» **What is required**
Repeat verbatim the lines from the one containing "Output the web" to the one containing "const siWeightTicks = [0, 0.5, 1.0, 1.5];", ends included, minus any pictures.

** Start Provided material **

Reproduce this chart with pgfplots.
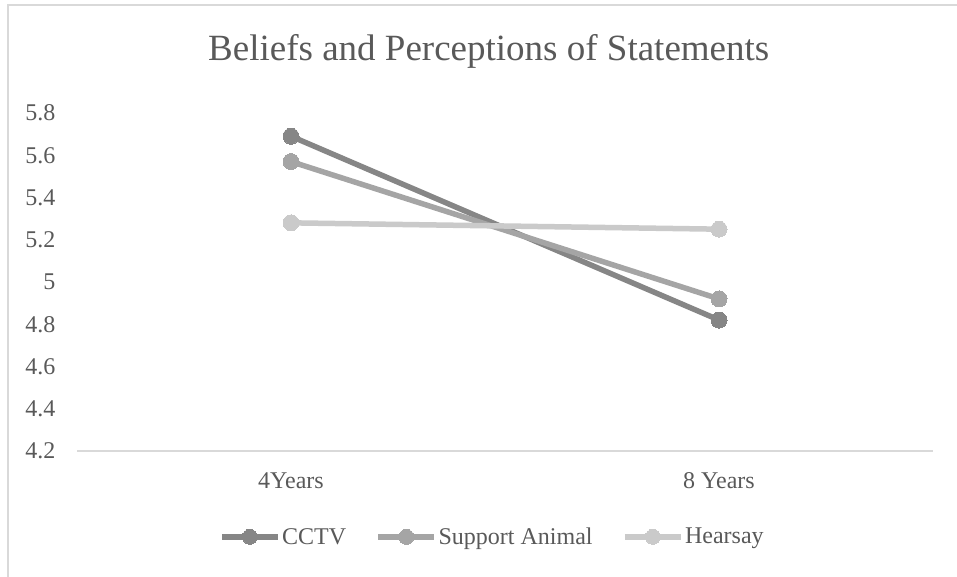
\documentclass[border=0pt]{standalone}
\usepackage{fontspec}
\setmainfont{Liberation Serif}
\usepackage{pgfplots}
\pgfplotsset{compat=1.18}
\definecolor{cctv}{HTML}{868686}
\definecolor{supp}{HTML}{A5A5A5}
\definecolor{hear}{HTML}{CACACA}
\definecolor{txt}{HTML}{595959}
\definecolor{axg}{HTML}{D9D9D9}
\begin{document}
\begin{tikzpicture}
\useasboundingbox (0,0) rectangle (957bp,577bp);
\draw[axg, line width=1.2bp] (8bp,0) -- (8bp,572bp) -- (957bp,572bp);
\begin{axis}[
  at={(77bp,126bp)}, anchor=south west,
  scale only axis, width=856bp, height=338bp,
  xmin=0.5, xmax=2.5, ymin=4.2, ymax=5.8,
  xtick={1,2}, xticklabels={4Years, 8 Years},
  ytick={4.2,4.4,4.6,4.8,5,5.2,5.4,5.6,5.8},
  yticklabels={4.2,4.4,4.6,4.8,5,5.2,5.4,5.6,5.8},
  axis line style={draw=none},
  major tick length=0pt, tick style={draw=none},
  ticklabel style={font=\fontsize{24bp}{28bp}\selectfont, text=txt},
  yticklabel style={anchor=east, xshift=-18bp},
  xticklabel style={anchor=base, yshift=-38bp},
  title={Beliefs and Perceptions of Statements},
  title style={at={(0.481,1)}, anchor=base, yshift=47bp, font=\fontsize{37bp}{43bp}\selectfont, text=txt},
  legend columns=3,
  legend style={at={(0.485,-0.254)}, anchor=center, draw=none, fill=none,
    font=\fontsize{24bp}{28bp}\selectfont, text=txt,
    /tikz/every even column/.append style={column sep=28bp},
    nodes={inner sep=1.5bp}},
  legend image code/.code={\draw[#1, line width=5.5bp, mark size=7.5bp, mark repeat=2, mark phase=2] plot coordinates {(0bp,0bp) (28bp,0bp) (56bp,0bp)};},
  clip=false,
]
\draw[axg, line width=1.2bp] (rel axis cs:0,0) -- (rel axis cs:1,0);
\addplot[color=cctv, line width=5.5bp, mark=*, mark size=8bp, mark options={fill=cctv, draw=cctv, line width=0pt}] coordinates {(1,5.69) (2,4.82)};
\addlegendentry{CCTV}
\addplot[color=supp, line width=5.5bp, mark=*, mark size=8bp, mark options={fill=supp, draw=supp, line width=0pt}] coordinates {(1,5.57) (2,4.92)};
\addlegendentry{Support Animal}
\addplot[color=hear, line width=5.5bp, mark=*, mark size=8bp, mark options={fill=hear, draw=hear, line width=0pt}] coordinates {(1,5.28) (2,5.25)};
\addlegendentry{Hearsay}
\end{axis}
\end{tikzpicture}
\end{document}
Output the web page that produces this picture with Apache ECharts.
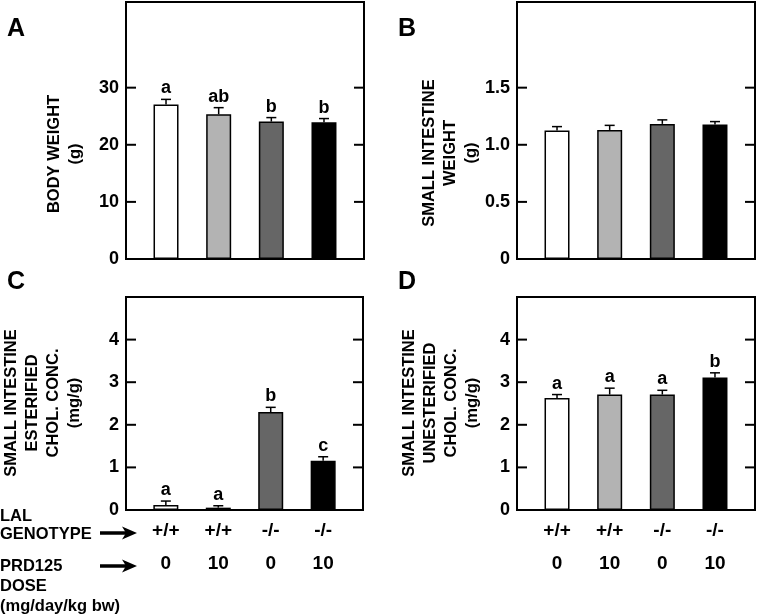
<!DOCTYPE html>
<html>
<head>
<meta charset="utf-8">
<script src="https://cdn.jsdelivr.net/npm/echarts@6/dist/echarts.min.js"></script>
<style>
  html, body { margin: 0; padding: 0; background: #fff; }
  #chart { width: 758px; height: 616px; }
</style>
</head>
<body>
<div id="chart"></div>
<script>
// groups (x positions 1..4)
const genotype = ['+/+', '+/+', '-/-', '-/-'];
const dose = ['0', '10', '0', '10'];
const barColors = ['#ffffff', '#b3b3b3', '#666666', '#000000'];

// panel A - body weight (g)
const bodyWeight = [27.05, 25.35, 24.06, 23.94];
const bodyWeightSem = [0.9, 1.15, 0.7, 0.65];
const bodyWeightLetters = ['a', 'ab', 'b', 'b'];
const bodyWeightTicks = [0, 10, 20, 30];

// panel B - small intestine weight (g)
const siWeight = [1.124, 1.13, 1.183, 1.177];
const siWeightSem = [0.035, 0.04, 0.035, 0.026];
const siWeightLetters = ['', '', '', ''];
const siWeightTicks = [0, 0.5, 1.0, 1.5];

// panel C - esterified cholesterol (mg/g)
const esterified = [0.12, 0.055, 2.30, 1.155];
const esterifiedSem = [0.09, 0.045, 0.11, 0.095];
const esterifiedLetters = ['a', 'a', 'b', 'c'];

// panel D - unesterified cholesterol (mg/g)
const unesterified = [2.63, 2.71, 2.71, 3.11];
const unesterifiedSem = [0.08, 0.15, 0.10, 0.11];
const unesterifiedLetters = ['a', 'a', 'a', 'b'];
const cholTicks = [0, 1, 2, 3, 4];

const FONT = '"Liberation Sans", Arial, sans-serif';
const X_MIN = 0.24, X_MAX = 4.76;

const panels = [
  { values: bodyWeight, sem: bodyWeightSem, letters: bodyWeightLetters, ticks: bodyWeightTicks, max: 45,
    grid: { left: 126, top: 2, width: 238, height: 257 }, fmt: v => String(v), xLabels: false },
  { values: siWeight, sem: siWeightSem, letters: siWeightLetters, ticks: siWeightTicks, max: 2.25,
    grid: { left: 517, top: 2, width: 238, height: 257 }, fmt: v => v === 0 ? '0' : v.toFixed(1), xLabels: false },
  { values: esterified, sem: esterifiedSem, letters: esterifiedLetters, ticks: cholTicks, max: 5,
    grid: { left: 126, top: 297, width: 237, height: 213 }, fmt: v => String(v), xLabels: true },
  { values: unesterified, sem: unesterifiedSem, letters: unesterifiedLetters, ticks: cholTicks, max: 5,
    grid: { left: 517, top: 297, width: 238, height: 213 }, fmt: v => String(v), xLabels: true }
];

const grids = [], xAxes = [], yAxes = [], series = [];

panels.forEach((p, i) => {
  grids.push(Object.assign({ show: true, borderColor: '#000', borderWidth: 2, backgroundColor: 'transparent' }, p.grid));

  xAxes.push({
    type: 'value', gridIndex: i, min: X_MIN, max: X_MAX,
    axisLine: { show: false }, axisTick: { show: false }, splitLine: { show: false },
    axisLabel: p.xLabels ? {
      show: true, customValues: [1, 2, 3, 4], margin: 4,
      formatter: v => genotype[v - 1] + '\n' + dose[v - 1],
      fontFamily: FONT, fontWeight: 'bold', fontSize: 19, color: '#000', lineHeight: 33
    } : { show: false }
  });

  yAxes.push({
    type: 'value', gridIndex: i, min: 0, max: p.max,
    axisLine: { show: false }, splitLine: { show: false }, axisTick: { show: false },
    axisLabel: {
      show: true, customValues: p.ticks, formatter: p.fmt, margin: 7,
      fontFamily: FONT, fontWeight: 'bold', fontSize: 18, color: '#000'
    }
  });

  // inward tick marks on the left and right frame edges
  const inner = p.ticks.filter(t => t > 0);
  series.push({
    type: 'scatter', xAxisIndex: i, yAxisIndex: i, z: 10, silent: true,
    symbol: 'rect', symbolSize: [10, 2], symbolOffset: [5, 0],
    itemStyle: { color: '#000', opacity: 1 },
    data: inner.map(t => [X_MIN, t])
  });
  series.push({
    type: 'scatter', xAxisIndex: i, yAxisIndex: i, z: 10, silent: true,
    symbol: 'rect', symbolSize: [10, 2], symbolOffset: [-5, 0],
    itemStyle: { color: '#000', opacity: 1 },
    data: inner.map(t => [X_MAX, t])
  });

  series.push({
    type: 'bar', xAxisIndex: i, yAxisIndex: i, barWidth: 25, silent: true,
    data: p.values.map((v, k) => ({
      value: [k + 1, v],
      itemStyle: { color: barColors[k], borderColor: '#000', borderWidth: 1.5 }
    }))
  });

  series.push({
    type: 'custom', xAxisIndex: i, yAxisIndex: i, z: 5, silent: true,
    data: p.values.map((v, k) => [k + 1, v, v + p.sem[k]]),
    renderItem: (params, api) => {
      const base = api.coord([api.value(0), api.value(1)]);
      const top = api.coord([api.value(0), api.value(2)]);
      const letter = p.letters[params.dataIndex];
      const style = { stroke: '#000', lineWidth: 1.5 };
      return {
        type: 'group',
        children: [
          { type: 'line', shape: { x1: base[0], y1: base[1], x2: top[0], y2: top[1] }, style: style },
          { type: 'line', shape: { x1: top[0] - 5, y1: top[1], x2: top[0] + 5, y2: top[1] }, style: style },
          { type: 'text', x: top[0], y: top[1] - 2,
            style: { text: letter, align: 'center', verticalAlign: 'bottom',
                     font: 'bold 18px ' + FONT, fill: '#000' } }
        ]
      };
    }
  });
});

const txt = (text, x, y, opts) => ({
  type: 'text', x: x, y: y,
  style: Object.assign({ text: text, font: 'bold 16.5px ' + FONT, fill: '#000', align: 'center', verticalAlign: 'middle' }, opts || {})
});

const yTitle = (text, x, y) => ({
  type: 'text', x: x, y: y, rotation: Math.PI / 2,
  style: { text: text, font: 'bold 16.5px ' + FONT, fill: '#000', align: 'center', verticalAlign: 'middle', lineHeight: 21 }
});

const arrow = (y) => ({
  type: 'group',
  children: [
    { type: 'line', shape: { x1: 100, y1: y, x2: 127, y2: y }, style: { stroke: '#000', lineWidth: 3.5 } },
    { type: 'polygon', shape: { points: [[122, y - 6.5], [137, y], [122, y + 6.5], [126, y]] }, style: { fill: '#000' } }
  ]
});

const graphic = [
  txt('A', 16, 29, { font: 'bold 25px ' + FONT }),
  txt('B', 407, 29, { font: 'bold 25px ' + FONT }),
  txt('C', 16, 282, { font: 'bold 25px ' + FONT }),
  txt('D', 407, 282, { font: 'bold 25px ' + FONT }),
  yTitle('BODY WEIGHT\n(g)', 64.5, 154),
  yTitle('SMALL INTESTINE\nWEIGHT\n(g)', 450.5, 153),
  yTitle('SMALL INTESTINE\nESTERIFIED\nCHOL. CONC.\n(mg/g)', 43, 403),
  yTitle('SMALL INTESTINE\nUNESTERIFIED\nCHOL. CONC.\n(mg/g)', 441, 403),
  txt('LAL', 0, 516, { align: 'left' }),
  txt('GENOTYPE', 0, 534, { align: 'left' }),
  txt('PRD125', 0, 566, { align: 'left' }),
  txt('DOSE', 0, 586, { align: 'left' }),
  txt('(mg/day/kg bw)', 0, 606, { align: 'left' }),
  arrow(533),
  arrow(566)
];

const chart = echarts.init(document.getElementById('chart'), null, { renderer: 'canvas' });
chart.setOption({
  animation: false,
  backgroundColor: '#fff',
  grid: grids,
  xAxis: xAxes,
  yAxis: yAxes,
  series: series,
  graphic: graphic
});
</script>
</body>
</html>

** End Provided material **

» **Complete output**
Output the web page that produces this picture with Apache ECharts.
<!DOCTYPE html>
<html>
<head>
<meta charset="utf-8">
<script src="https://cdn.jsdelivr.net/npm/echarts@6/dist/echarts.min.js"></script>
<style>
  html, body { margin: 0; padding: 0; background: #fff; }
  #chart { width: 758px; height: 616px; }
</style>
</head>
<body>
<div id="chart"></div>
<script>
// groups (x positions 1..4)
const genotype = ['+/+', '+/+', '-/-', '-/-'];
const dose = ['0', '10', '0', '10'];
const barColors = ['#ffffff', '#b3b3b3', '#666666', '#000000'];

// panel A - body weight (g)
const bodyWeight = [27.05, 25.35, 24.06, 23.94];
const bodyWeightSem = [0.9, 1.15, 0.7, 0.65];
const bodyWeightLetters = ['a', 'ab', 'b', 'b'];
const bodyWeightTicks = [0, 10, 20, 30];

// panel B - small intestine weight (g)
const siWeight = [1.124, 1.13, 1.183, 1.177];
const siWeightSem = [0.035, 0.04, 0.035, 0.026];
const siWeightLetters = ['', '', '', ''];
const siWeightTicks = [0, 0.5, 1.0, 1.5];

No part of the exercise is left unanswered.